START INFORMATION PROVIDED

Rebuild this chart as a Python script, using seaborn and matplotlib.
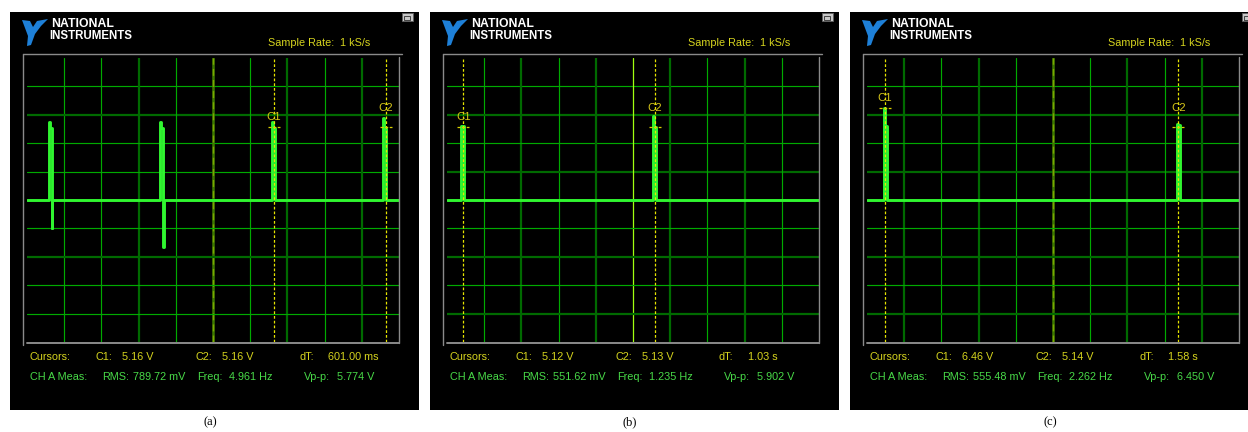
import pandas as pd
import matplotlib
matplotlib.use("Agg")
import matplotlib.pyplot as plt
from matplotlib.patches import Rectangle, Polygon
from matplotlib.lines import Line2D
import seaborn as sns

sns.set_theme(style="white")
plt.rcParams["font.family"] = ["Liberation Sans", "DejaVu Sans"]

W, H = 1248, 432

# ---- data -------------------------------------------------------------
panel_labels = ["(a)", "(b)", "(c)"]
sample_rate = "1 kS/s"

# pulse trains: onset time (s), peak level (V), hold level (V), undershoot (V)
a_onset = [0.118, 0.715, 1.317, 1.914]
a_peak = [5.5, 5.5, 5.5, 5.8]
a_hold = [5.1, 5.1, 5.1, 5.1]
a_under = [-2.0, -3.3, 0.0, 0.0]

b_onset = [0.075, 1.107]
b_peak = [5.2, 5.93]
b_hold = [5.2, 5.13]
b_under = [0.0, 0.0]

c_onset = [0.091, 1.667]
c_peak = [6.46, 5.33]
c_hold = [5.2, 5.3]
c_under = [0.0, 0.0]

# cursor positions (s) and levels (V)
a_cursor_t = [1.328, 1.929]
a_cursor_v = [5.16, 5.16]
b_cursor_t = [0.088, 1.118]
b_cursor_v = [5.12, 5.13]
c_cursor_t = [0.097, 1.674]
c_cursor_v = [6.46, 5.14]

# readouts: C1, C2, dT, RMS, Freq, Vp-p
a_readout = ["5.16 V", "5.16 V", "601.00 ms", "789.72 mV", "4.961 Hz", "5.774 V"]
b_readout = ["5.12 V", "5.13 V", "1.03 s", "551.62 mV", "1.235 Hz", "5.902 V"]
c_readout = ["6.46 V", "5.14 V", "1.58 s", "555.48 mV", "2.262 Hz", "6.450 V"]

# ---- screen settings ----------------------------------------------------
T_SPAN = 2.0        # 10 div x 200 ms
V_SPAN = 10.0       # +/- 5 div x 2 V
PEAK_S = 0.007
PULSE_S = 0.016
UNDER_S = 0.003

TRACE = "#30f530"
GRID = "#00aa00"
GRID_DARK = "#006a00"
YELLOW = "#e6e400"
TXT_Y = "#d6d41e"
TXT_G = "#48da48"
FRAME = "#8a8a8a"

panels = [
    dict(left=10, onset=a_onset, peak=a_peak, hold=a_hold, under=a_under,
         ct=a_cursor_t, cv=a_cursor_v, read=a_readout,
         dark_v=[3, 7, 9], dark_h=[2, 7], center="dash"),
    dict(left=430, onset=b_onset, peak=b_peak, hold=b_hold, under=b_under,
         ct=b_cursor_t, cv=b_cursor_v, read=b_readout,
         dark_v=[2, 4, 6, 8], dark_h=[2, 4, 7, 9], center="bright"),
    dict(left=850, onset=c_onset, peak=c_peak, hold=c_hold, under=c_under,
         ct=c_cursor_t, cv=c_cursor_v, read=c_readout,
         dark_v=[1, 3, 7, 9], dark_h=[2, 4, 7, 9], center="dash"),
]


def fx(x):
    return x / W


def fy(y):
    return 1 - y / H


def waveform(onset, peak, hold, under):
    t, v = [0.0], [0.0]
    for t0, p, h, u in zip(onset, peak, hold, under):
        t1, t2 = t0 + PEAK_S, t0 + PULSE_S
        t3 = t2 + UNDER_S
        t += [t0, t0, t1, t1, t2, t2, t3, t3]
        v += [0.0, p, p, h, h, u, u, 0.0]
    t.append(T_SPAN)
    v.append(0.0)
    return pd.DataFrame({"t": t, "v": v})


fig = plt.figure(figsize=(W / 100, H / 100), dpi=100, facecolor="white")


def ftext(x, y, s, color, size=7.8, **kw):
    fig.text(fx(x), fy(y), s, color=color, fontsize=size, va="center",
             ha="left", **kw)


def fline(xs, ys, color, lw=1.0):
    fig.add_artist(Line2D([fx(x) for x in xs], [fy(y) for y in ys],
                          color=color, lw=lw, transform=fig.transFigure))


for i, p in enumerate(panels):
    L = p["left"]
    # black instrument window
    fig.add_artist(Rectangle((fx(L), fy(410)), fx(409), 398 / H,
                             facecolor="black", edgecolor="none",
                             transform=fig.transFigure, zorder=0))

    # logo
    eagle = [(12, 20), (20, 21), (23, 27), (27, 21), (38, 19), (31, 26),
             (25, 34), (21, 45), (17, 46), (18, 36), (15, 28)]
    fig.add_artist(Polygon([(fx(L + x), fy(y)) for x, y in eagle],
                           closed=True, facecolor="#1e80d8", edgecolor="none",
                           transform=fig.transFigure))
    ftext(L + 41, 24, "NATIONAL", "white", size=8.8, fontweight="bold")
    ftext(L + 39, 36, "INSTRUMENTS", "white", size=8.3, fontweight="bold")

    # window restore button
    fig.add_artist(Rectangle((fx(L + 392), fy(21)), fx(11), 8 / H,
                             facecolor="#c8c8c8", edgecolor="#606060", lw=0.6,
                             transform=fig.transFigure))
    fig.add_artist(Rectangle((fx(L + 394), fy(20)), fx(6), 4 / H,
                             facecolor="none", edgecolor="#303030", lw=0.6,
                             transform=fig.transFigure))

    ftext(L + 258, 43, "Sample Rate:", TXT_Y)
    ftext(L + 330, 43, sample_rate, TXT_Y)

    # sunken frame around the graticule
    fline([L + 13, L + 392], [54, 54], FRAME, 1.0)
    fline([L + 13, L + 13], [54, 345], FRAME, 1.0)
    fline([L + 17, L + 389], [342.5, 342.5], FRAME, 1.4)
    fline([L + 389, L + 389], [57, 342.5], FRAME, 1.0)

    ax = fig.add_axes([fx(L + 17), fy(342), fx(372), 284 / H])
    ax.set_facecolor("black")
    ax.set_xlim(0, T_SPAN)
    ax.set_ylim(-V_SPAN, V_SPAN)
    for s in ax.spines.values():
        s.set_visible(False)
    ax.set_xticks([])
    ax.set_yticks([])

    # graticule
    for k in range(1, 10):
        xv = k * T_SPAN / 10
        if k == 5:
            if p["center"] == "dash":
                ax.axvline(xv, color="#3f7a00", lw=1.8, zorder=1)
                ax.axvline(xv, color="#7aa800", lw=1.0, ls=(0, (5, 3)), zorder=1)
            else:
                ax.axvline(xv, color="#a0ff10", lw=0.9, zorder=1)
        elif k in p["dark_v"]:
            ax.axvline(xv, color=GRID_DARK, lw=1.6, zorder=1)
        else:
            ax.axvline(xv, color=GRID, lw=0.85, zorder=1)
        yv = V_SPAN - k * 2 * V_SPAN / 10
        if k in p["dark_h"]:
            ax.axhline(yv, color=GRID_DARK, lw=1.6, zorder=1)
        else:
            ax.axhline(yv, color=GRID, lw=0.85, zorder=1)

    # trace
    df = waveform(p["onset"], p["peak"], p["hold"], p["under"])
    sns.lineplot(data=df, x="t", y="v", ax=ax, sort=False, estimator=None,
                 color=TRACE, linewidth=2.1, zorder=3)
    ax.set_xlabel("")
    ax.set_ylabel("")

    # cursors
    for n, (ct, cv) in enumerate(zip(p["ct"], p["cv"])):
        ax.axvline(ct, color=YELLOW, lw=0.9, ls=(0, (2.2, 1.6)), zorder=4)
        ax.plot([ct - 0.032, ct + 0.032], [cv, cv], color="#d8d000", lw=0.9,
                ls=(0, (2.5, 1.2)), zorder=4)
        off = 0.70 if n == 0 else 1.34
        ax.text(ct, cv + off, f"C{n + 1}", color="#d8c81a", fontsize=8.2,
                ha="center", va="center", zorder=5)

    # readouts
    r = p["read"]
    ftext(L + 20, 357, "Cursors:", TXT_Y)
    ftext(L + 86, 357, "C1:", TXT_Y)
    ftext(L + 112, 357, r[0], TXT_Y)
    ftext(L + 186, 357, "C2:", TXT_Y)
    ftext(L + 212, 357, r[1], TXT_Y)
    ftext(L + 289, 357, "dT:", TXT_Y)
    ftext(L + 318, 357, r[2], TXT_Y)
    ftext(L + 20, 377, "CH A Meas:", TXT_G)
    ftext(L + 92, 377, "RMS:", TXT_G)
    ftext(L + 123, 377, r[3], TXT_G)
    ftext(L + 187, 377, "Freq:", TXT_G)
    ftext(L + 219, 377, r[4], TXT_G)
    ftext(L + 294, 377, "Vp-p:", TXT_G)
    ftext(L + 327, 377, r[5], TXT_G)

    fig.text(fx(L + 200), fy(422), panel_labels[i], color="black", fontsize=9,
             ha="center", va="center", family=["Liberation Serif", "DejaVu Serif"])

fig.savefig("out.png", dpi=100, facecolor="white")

END INFORMATION PROVIDED

WHAT YOU SHOULD DO: Write out exactly the opening lines of the data, stopping after the line that holds "UNDER_S = 0.003". Exclude pictures.

CORRECT OUTPUT:
Rebuild this chart as a Python script, using seaborn and matplotlib.
import pandas as pd
import matplotlib
matplotlib.use("Agg")
import matplotlib.pyplot as plt
from matplotlib.patches import Rectangle, Polygon
from matplotlib.lines import Line2D
import seaborn as sns

sns.set_theme(style="white")
plt.rcParams["font.family"] = ["Liberation Sans", "DejaVu Sans"]

W, H = 1248, 432

# ---- data -------------------------------------------------------------
panel_labels = ["(a)", "(b)", "(c)"]
sample_rate = "1 kS/s"

# pulse trains: onset time (s), peak level (V), hold level (V), undershoot (V)
a_onset = [0.118, 0.715, 1.317, 1.914]
a_peak = [5.5, 5.5, 5.5, 5.8]
a_hold = [5.1, 5.1, 5.1, 5.1]
a_under = [-2.0, -3.3, 0.0, 0.0]

b_onset = [0.075, 1.107]
b_peak = [5.2, 5.93]
b_hold = [5.2, 5.13]
b_under = [0.0, 0.0]

c_onset = [0.091, 1.667]
c_peak = [6.46, 5.33]
c_hold = [5.2, 5.3]
c_under = [0.0, 0.0]

# cursor positions (s) and levels (V)
a_cursor_t = [1.328, 1.929]
a_cursor_v = [5.16, 5.16]
b_cursor_t = [0.088, 1.118]
b_cursor_v = [5.12, 5.13]
c_cursor_t = [0.097, 1.674]
c_cursor_v = [6.46, 5.14]

# readouts: C1, C2, dT, RMS, Freq, Vp-p
a_readout = ["5.16 V", "5.16 V", "601.00 ms", "789.72 mV", "4.961 Hz", "5.774 V"]
b_readout = ["5.12 V", "5.13 V", "1.03 s", "551.62 mV", "1.235 Hz", "5.902 V"]
c_readout = ["6.46 V", "5.14 V", "1.58 s", "555.48 mV", "2.262 Hz", "6.450 V"]

# ---- screen settings ----------------------------------------------------
T_SPAN = 2.0        # 10 div x 200 ms
V_SPAN = 10.0       # +/- 5 div x 2 V
PEAK_S = 0.007
PULSE_S = 0.016
UNDER_S = 0.003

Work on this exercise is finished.